Our passage tells us two men suddenly appeared, dressed in dazzling white. There’s no doubt the gospel writer is describing angels—no one else’s clothes flash or gleam, not even a high priest. These are bona fide messengers from God.
Like everyone in the Bible who encounters an angel, the women are terrified. They throw themselves to the ground, hiding their faces from the supernatural beings.
The message of the angels is short and to the point.
“Why do you look for the living among the dead?
He is not here but has risen.
Remember how he told you…
that the Son of Man must be handed over to the hands of sinners
and be crucified
and on the third day rise again.”
Remember? the angels say. Remember what he told you?
And they do remember. They remember, and they run to tell the men. He. Has. Risen!
It’s important at this point to note that the men have been living in a different world than the women for the last three days. The men have been frightened, in hiding, and most likely, deeply ashamed and disappointed in themselves. They are not, you might say, in a good place.

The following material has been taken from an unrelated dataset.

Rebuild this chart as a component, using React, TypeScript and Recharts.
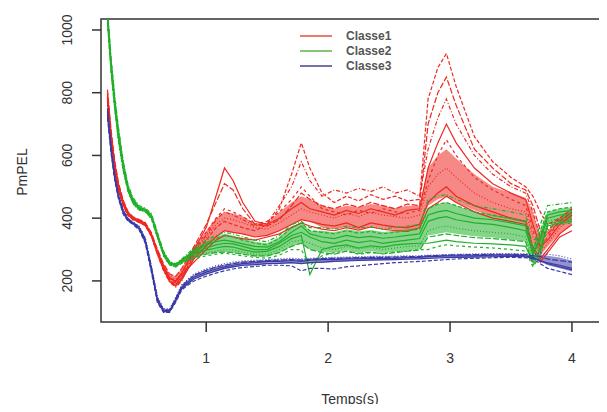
import { ComposedChart, Line, Area, XAxis, YAxis, ReferenceArea } from "recharts";

// time grid (s)
const times = [
  0.19, 0.22, 0.25, 0.28, 0.32, 0.36, 0.4, 0.45, 0.5, 0.55, 0.6, 0.65, 0.7, 0.75, 0.8,
  0.9, 1.0, 1.08, 1.15, 1.22, 1.3, 1.4, 1.5, 1.6, 1.7, 1.78, 1.85,
  1.95, 2.05, 2.15, 2.25, 2.35, 2.45, 2.55, 2.65, 2.75,
  2.82, 2.9, 2.97, 3.05, 3.2, 3.35, 3.5, 3.62, 3.68, 3.74, 3.8, 3.9, 4.0,
];

const classe1 = [
  [800,670,575,508,452,418,402,394,384,350,295,245,210,200,225, 300,370,470,560,520,450,390,380,400,430,450,430, 420,410,425,415,430,420,410,425,430, 560,640,700,640,560,510,480,460,380,310,330,380,410],
  [770,645,550,488,438,408,395,386,376,342,285,235,200,190,210, 280,330,370,390,380,370,360,380,430,540,640,560, 480,450,470,455,475,460,470,455,460, 780,880,925,820,660,580,530,500,470,420,380,400,430],
  [795,665,570,504,448,416,400,392,382,348,300,250,215,205,230, 290,340,380,400,395,385,370,365,385,410,430,420, 410,400,415,405,420,410,405,400,410, 500,540,560,530,480,450,430,420,340,290,320,370,400],
  [780,652,558,494,442,410,397,388,378,344,288,238,198,185,205, 270,310,340,360,355,350,340,345,360,380,395,390, 380,375,385,370,385,378,372,370,380, 450,480,500,470,440,420,400,390,310,270,300,350,380],
  [810,680,582,514,456,420,404,396,386,354,300,255,222,215,240, 310,380,450,510,490,430,380,375,395,440,480,460, 440,430,445,435,450,440,430,445,440, 700,800,850,760,620,560,510,490,440,360,350,390,420],
  [775,648,554,490,440,409,396,387,377,343,284,232,196,180,200, 295,345,395,420,410,395,375,385,440,500,580,520, 470,490,480,495,485,500,480,490,470, 620,720,780,700,600,540,500,480,420,340,360,400,430],
  [790,660,565,500,446,414,399,391,381,347,292,242,208,198,220, 260,300,330,345,340,335,330,340,350,370,385,375, 365,360,370,362,372,365,360,358,370, 430,450,470,450,420,400,390,380,300,260,290,340,360],
  [785,656,562,497,444,412,398,390,380,346,289,239,204,194,212, 300,355,400,430,420,405,380,390,420,460,500,470, 430,420,410,425,415,430,420,415,425, 520,600,650,600,530,490,460,440,360,300,340,390,420],
];

const classe2 = [
  [1060,900,780,680,575,500,460,435,428,410,350,290,260,252,265, 290,305,315,320,318,310,300,300,320,345,355,340, 325,320,330,322,328,320,325,330,335, 390,400,405,395,385,380,370,360,290,330,400,410,415],
  [1040,880,760,660,560,490,452,430,425,405,345,285,255,248,262, 300,320,335,345,340,330,320,315,335,370,385,360, 355,350,360,352,358,350,355,360,365, 430,445,450,440,420,410,400,390,300,360,420,430,435],
  [1020,860,745,645,548,482,445,425,420,398,338,278,250,245,258, 280,290,295,300,298,292,285,285,300,325,330,320, 305,300,310,302,308,300,305,310,312, 360,370,375,368,360,355,350,340,270,300,390,400,405],
  [1050,890,770,670,568,495,455,432,427,408,348,288,258,252,268, 295,315,325,330,325,318,310,308,325,355,375,350, 340,335,345,338,342,336,340,345,350, 410,420,425,415,400,395,385,375,280,340,410,420,425],
  [1030,870,752,652,553,486,448,428,422,400,340,282,252,246,260, 275,285,290,292,290,285,280,280,290,310,320,300, 290,285,295,288,292,286,290,295,298, 340,345,350,345,338,335,330,325,250,290,380,390,395],
  [1070,910,790,690,580,505,465,440,432,415,355,295,262,255,270, 305,330,345,355,350,340,330,325,345,380,390,370, 370,365,375,368,372,366,370,375,380, 460,470,475,460,440,430,420,410,310,380,440,445,450],
  [1045,885,765,665,563,492,454,431,426,406,346,287,257,250,264, 285,298,305,310,308,300,292,294,310,335,345,220, 300,310,315,305,312,308,315,318,320, 320,325,330,325,320,318,315,310,260,300,375,385,390],
  [1025,865,748,648,550,484,447,426,421,399,339,280,251,244,256, 270,280,285,288,285,280,275,272,282,300,300,250, 280,290,295,285,290,288,292,296,300, 300,310,315,312,308,305,300,295,245,280,370,380,385],
];

const classe3 = [
  [740,620,530,470,420,395,385,370,330,240,140,105,105,140,180, 212,228,238,245,250,255,258,262,262,265,262,266, 268,268,270,270,272,271,272,274,275, 278,278,280,280,280,282,282,280,275,262,258,250,240],
  [720,605,520,462,412,390,380,362,320,228,130,100,100,132,172, 200,215,225,232,238,243,246,250,250,248,232,240, 240,238,245,248,252,255,258,260,262, 264,266,268,270,272,274,275,274,270,255,240,230,220],
  [760,635,540,478,428,400,388,375,338,250,150,112,110,148,188, 222,238,248,255,260,264,266,268,270,272,270,272, 274,275,276,277,278,278,279,280,280, 282,283,284,285,286,287,287,286,282,290,285,280,270],
  [730,612,525,466,416,392,382,366,325,235,135,102,102,136,176, 206,222,232,240,245,250,252,255,256,258,255,258, 260,262,264,265,266,267,268,269,270, 272,273,274,275,276,277,278,277,272,265,255,245,235],
  [750,628,535,474,424,398,386,372,334,245,145,108,108,144,184, 218,234,244,250,255,260,262,265,266,268,266,269, 271,272,273,274,275,275,276,277,278, 280,281,282,283,284,285,285,284,280,278,270,265,260],
];

// dense core of each class (low / high)
const classe1Low = [770,645,550,488,438,408,395,386,376,342,284,232,196,180,200, 270,310,340,360,355,350,340,345,360,380,395,390, 370,365,372,365,375,368,362,360,372, 440,460,470,450,425,405,395,385,320,280,310,350,380];
const classe1High = [810,680,582,514,456,420,404,396,386,354,300,255,222,215,240, 310,360,400,420,415,405,385,385,420,450,470,460, 440,430,440,435,445,440,432,440,440, 560,600,620,590,540,500,480,465,420,340,360,400,425];
const classe2Low = [1020,860,745,645,548,482,445,425,420,398,338,278,250,244,256, 275,285,290,292,290,285,278,278,290,310,320,300, 292,290,298,290,295,290,293,298,300, 345,350,355,350,342,338,332,325,255,295,380,390,395];
const classe2High = [1070,910,790,690,580,505,465,440,432,415,355,295,262,255,270, 300,325,340,350,345,335,325,320,340,375,385,360, 360,355,365,358,362,356,360,365,370, 430,445,450,440,420,410,400,390,300,360,420,430,435];
const classe3Low = [720,605,520,462,412,390,380,362,320,228,130,100,100,132,172, 205,220,230,238,243,248,250,254,255,256,255,257, 258,260,263,265,266,267,268,269,270, 272,273,274,275,276,277,278,277,272,262,250,240,230];
const classe3High = [760,635,540,478,428,400,388,375,338,250,150,112,110,148,188, 220,236,246,252,258,262,265,267,268,270,268,271, 273,274,275,276,277,277,278,279,279, 281,282,283,284,285,286,286,285,281,285,280,275,265];

const xTicks = [1, 2, 3, 4];
const yTicks = [200, 400, 600, 800, 1000];
const classNames = ["Classe1", "Classe2", "Classe3"];

const colors = ["#ee2820", "#20b02a", "#3a3aa6"];
const legendColors = ["#e87a72", "#86c47a", "#7474a6"];
const dashes = ["", "4 2", "1 2", "", "6 2", "1 2 4 2", "", "3 3"];

const groups = [classe1, classe2, classe3];
const lows = [classe1Low, classe2Low, classe3Low];
const highs = [classe1High, classe2High, classe3High];

const data = times.map((t, i) => {
  const row: Record<string, any> = { t };
  groups.forEach((g, c) => {
    g.forEach((curve, k) => (row[`c${c}_${k}`] = curve[i]));
    row[`band${c}`] = [lows[c][i], highs[c][i]];
  });
  return row;
});

const font = "'Liberation Sans', Arial, sans-serif";
const PLOT_LEFT = 101;
const PLOT_BOTTOM = 322;

const YTick = ({ y, payload }: any) => (
  <g>
    <line x1={PLOT_LEFT - 9} x2={PLOT_LEFT} y1={y} y2={y} stroke="#333" strokeWidth={1.5} />
    <text transform={`translate(72, ${y}) rotate(-90)`} textAnchor="middle" fontSize={14} fill="#333" fontFamily={font}>
      {payload.value}
    </text>
  </g>
);

const XTick = ({ x, payload }: any) => (
  <g>
    <line x1={x} x2={x} y1={PLOT_BOTTOM} y2={PLOT_BOTTOM + 10} stroke="#333" strokeWidth={1.5} />
    <text x={x} y={363} textAnchor="middle" fontSize={14} fill="#333" fontFamily={font}>
      {payload.value}
    </text>
  </g>
);

export default function App() {
  return (
    <div style={{ position: "relative", width: 607, height: 412, margin: -8, background: "#fff", fontFamily: font }}>
      <ComposedChart width={607} height={412} data={data} margin={{ top: 19, right: 7, bottom: 30, left: 41 }}>
        <XAxis
          dataKey="t"
          type="number"
          domain={[0.137, 4.23]}
          allowDataOverflow
          ticks={xTicks}
          tick={XTick}
          tickLine={false}
          axisLine={false}
          height={60}
        />
        <YAxis
          type="number"
          domain={[69, 1035]}
          allowDataOverflow
          ticks={yTicks}
          tick={YTick}
          tickLine={false}
          axisLine={false}
          width={60}
        />
        {groups.flatMap((g, c) => [
          <Area
            key={`band${c}`}
            dataKey={`band${c}`}
            type="linear"
            stroke="none"
            fill={colors[c]}
            fillOpacity={0.55}
            isAnimationActive={false}
          />,
          ...g.map((_, k) => (
            <Line
              key={`c${c}_${k}`}
              dataKey={`c${c}_${k}`}
              stroke={colors[c]}
              strokeWidth={1.2}
              strokeDasharray={dashes[k % dashes.length]}
              dot={false}
              type="linear"
              isAnimationActive={false}
            />
          )),
        ])}
        <ReferenceArea
          x1={0.137}
          x2={4.23}
          y1={69}
          y2={1035}
          fill="none"
          stroke="#333"
          strokeWidth={1.5}
          ifOverflow="visible"
        />
      </ComposedChart>
      <div style={{ position: "absolute", left: 300, top: 28 }}>
        {classNames.map((n, i) => (
          <div key={n} style={{ display: "flex", alignItems: "center", height: 15 }}>
            <div style={{ width: 32, height: 2, background: legendColors[i], marginRight: 14 }} />
            <span style={{ fontSize: 12, fontWeight: "bold", color: "#555" }}>{n}</span>
          </div>
        ))}
      </div>
      <div
        style={{
          position: "absolute",
          left: 22,
          top: 172,
          transform: "translate(-50%, -50%) rotate(-90deg)",
          fontSize: 14,
          color: "#333",
          whiteSpace: "nowrap",
        }}
      >
        PmPEL
      </div>
      <div
        style={{
          position: "absolute",
          left: 350,
          top: 399,
          transform: "translate(-50%, -50%)",
          fontSize: 14,
          color: "#333",
          whiteSpace: "nowrap",
        }}
      >
        Temps(s)
      </div>
    </div>
  );
}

But it’s also important to note that the men react to the women’s information pretty much as any one of us would react to that same information. We would also roll our eyes, or even be angry to be told that someone we know to be dead, was alive again. Luke cleans up the men’s response, saying that the women are telling “an idle tale.” What the men said, in fact was, that’s garbage. And we would too, in the same situation.
But one man makes a different choice. Peter runs back to the tomb to see, with his own eyes, what has happened. Why, do you think? There’s something we call “complicated grief,” grief that can take a very long time to resolve, grief that, sometimes, does not resolve at all. This can happen when a death is accompanied by feelings of regret about the individual’s relationship with the deceased. Peter would certainly have been a candidate for complicated grief—having denied Jesus at the hour when Jesus needed a friend the most. Having broken his very specific promise to Jesus: I will lay down my life for you. Having been promoted to a leadership position among the disciples, but in the end, succumbing to the very human condition of fearing for his own life, and placing that above all other priorities. I think Peter is willing to grasp onto any tiny glimmer hope he is offered. And that is what the women’s story offers him: hope.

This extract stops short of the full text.